#### PROVIDED INFORMATION ####

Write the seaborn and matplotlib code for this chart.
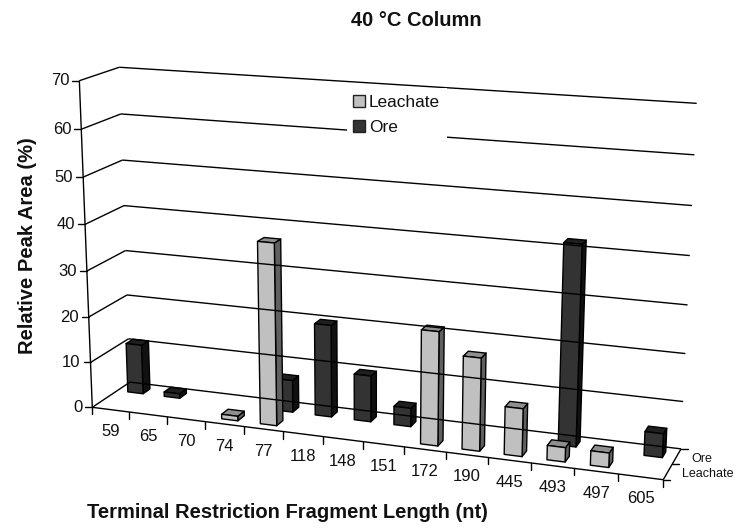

####
#### PROVIDED INFORMATION ####

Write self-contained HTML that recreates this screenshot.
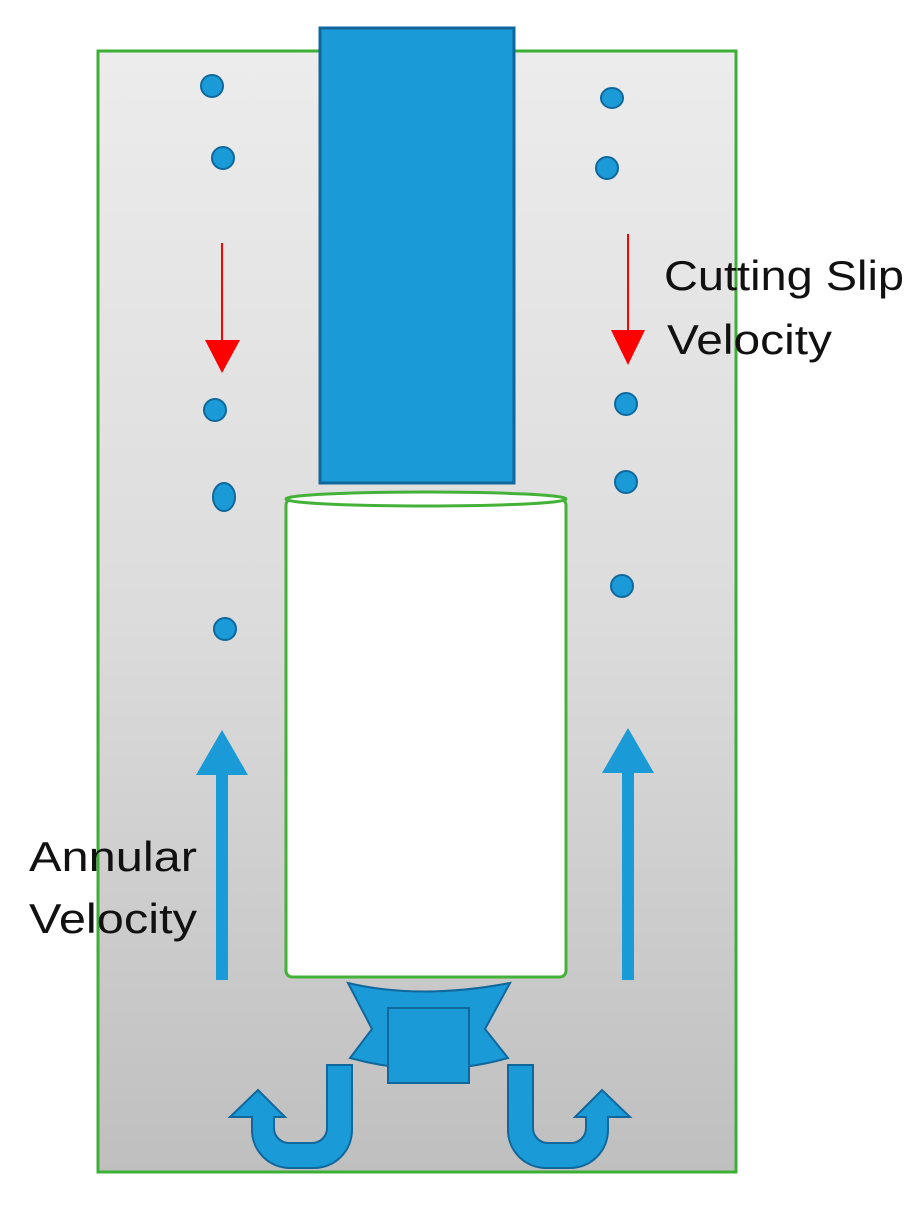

####
#### PROVIDED INFORMATION ####

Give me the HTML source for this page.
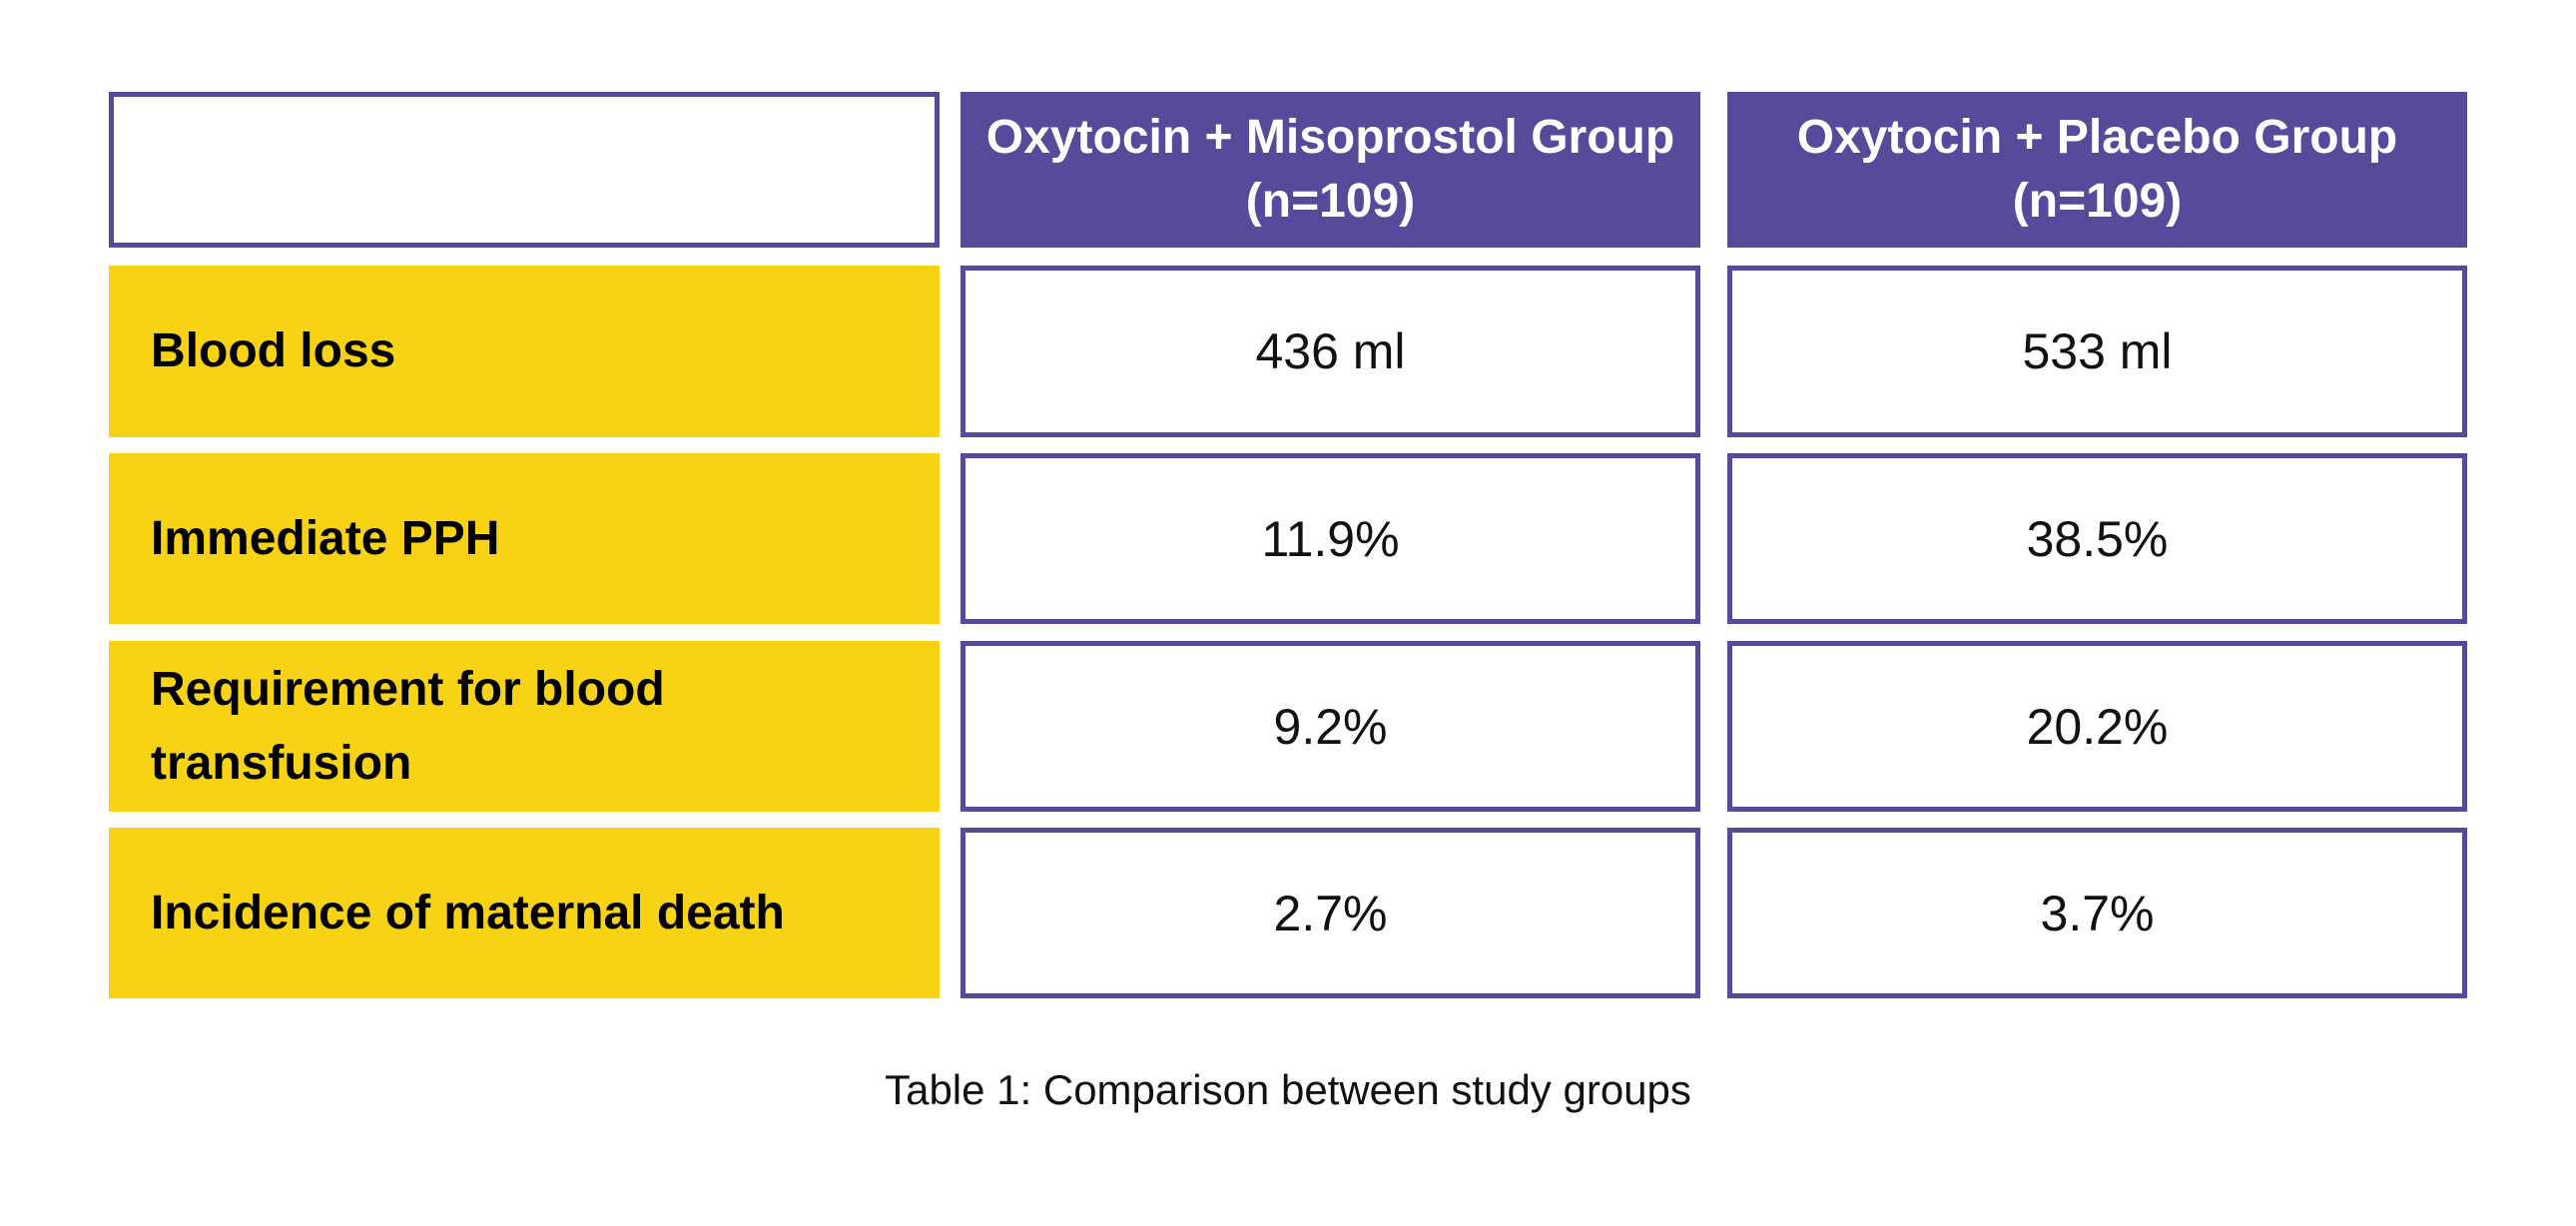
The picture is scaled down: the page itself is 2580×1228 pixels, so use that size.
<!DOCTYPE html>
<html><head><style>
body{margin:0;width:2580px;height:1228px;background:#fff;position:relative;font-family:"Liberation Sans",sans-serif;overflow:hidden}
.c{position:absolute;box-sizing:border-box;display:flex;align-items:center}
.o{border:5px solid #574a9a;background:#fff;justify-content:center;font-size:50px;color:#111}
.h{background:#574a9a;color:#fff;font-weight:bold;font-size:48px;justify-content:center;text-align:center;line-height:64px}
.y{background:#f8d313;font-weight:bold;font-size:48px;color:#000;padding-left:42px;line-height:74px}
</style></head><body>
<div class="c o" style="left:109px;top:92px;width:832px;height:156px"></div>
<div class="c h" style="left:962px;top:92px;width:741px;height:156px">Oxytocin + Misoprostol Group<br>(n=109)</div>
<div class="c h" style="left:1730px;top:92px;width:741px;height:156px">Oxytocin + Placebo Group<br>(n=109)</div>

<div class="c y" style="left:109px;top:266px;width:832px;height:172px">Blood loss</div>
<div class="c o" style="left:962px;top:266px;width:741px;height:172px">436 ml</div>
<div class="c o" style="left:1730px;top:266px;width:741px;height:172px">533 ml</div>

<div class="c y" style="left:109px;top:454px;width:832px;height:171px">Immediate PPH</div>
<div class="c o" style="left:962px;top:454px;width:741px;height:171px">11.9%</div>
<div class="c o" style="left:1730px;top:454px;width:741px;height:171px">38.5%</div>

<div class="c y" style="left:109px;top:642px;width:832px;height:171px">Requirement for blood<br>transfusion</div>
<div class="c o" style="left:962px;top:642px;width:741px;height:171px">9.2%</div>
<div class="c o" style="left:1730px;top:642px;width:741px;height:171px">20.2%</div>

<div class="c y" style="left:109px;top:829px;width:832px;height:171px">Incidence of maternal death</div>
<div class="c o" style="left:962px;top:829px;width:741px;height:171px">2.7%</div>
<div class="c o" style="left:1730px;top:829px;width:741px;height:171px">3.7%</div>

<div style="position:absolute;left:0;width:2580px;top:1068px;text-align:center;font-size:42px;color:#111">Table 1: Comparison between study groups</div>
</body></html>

####

> **SHORT PROBLEM**
Identify each line in the records above containing the word "page"; copy those lines.

> **TASK ANSWER**
Give me the HTML source for this page.
The picture is scaled down: the page itself is 2580×1228 pixels, so use that size.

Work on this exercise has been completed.